I was underwhelmed. It's essentially a dollar store, with a few sections of "higher end" items -  merchandise you'd expect to pay five bucks for at other places. That's fine, I like Dollar Stores, and I make no effort to hide that. 

Two things bothered me. One, other than a very small assortment of Japanese food items, nothing in the place was Japanese. Oh, it may have been from Japan, but if it's all copies of the stuff in the stores to either side, what's the point? I was expecting culture shock, and instead felt right at home. 

Two, the only REAL Japanese thing about the place was the pricing. Some items had prices in yens, and you'd look on a chart posted in every aisle and translate that to dollars. Whatever lacked a price - i.e. most of the place - defaulted to $2.25. 



 So you'd pay $2.25 for scads of items that you know weren't worth it, items you could find for $1.25 at any Dollar Tree, or even a buck or less elsewhere. What a ripoff.  But, just as you do whenever you're a tourist, you go and buy it anyway.
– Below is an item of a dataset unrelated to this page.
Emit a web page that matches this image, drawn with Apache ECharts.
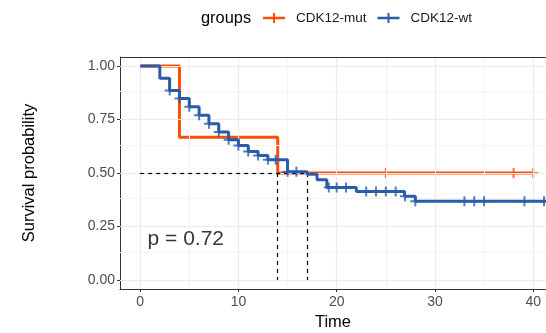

I spent $33, and while $12 was reasonably spent on a set of bowls, the rest was just me being a sucker. 

Sigh. 

Afterwards Lisa treated the kids to White Castle before we drove home. The food, the travel, and the company made up for what was, to me, a disappointing trip to Daiso. 

Monday, June 2, 2025

A Dream

Not all of this flows logically, but it was a dream. It's not required. That said, it felt very factual and true-to-life at the time. 

 I had a dream last night where I got a job working in an office in a typical Milwaukee home that was central to my family's history (aka like my real life home). But it was much longer, with a windowless side that stretched hundreds of feet.

The office existed because of a secret in the house: a sunken WWII submarine that was only half exposed in the basement, like a fossilized dinosaur still mostly trapped in stone. It ran the length of the basement (hence, I suppose, the unusual outside length of the home).  Although we sold tickets to go see the sub, it was also apparently a secret to the public at large. 

I was promoted into a position of some authority in the office, and revealed the submarine's existence to the public, because I felt the fallen sailors in the wreck deserved to be buried with honors. 

Cut to some odd scenes set in and around the Green Bay Packers of the late 70's and early '80's. 

Back to the office, where a worker/relative was angry with my decision. "Did you even think about our jobs? How are we supposed to make a living now?" I was told. 

And that was the dream in full. 

Sunday, June 1, 2025

Worst. Adoption Profile Pic. Ever.

We ARE not looking to adopt another cat, but we were keeping tabs this past week on a cat that had been found and turned in to Lisa's work, and subsequently taken to the pound (eventually, it's owners retrieved him). While checking on his profile, I stumbled across this doozy. 



Why you wouldn't spend one additional second to get a picture that doesn't look like the cat was respawned in Pet Semetary, I don't know; but it did make me and Lisa laugh.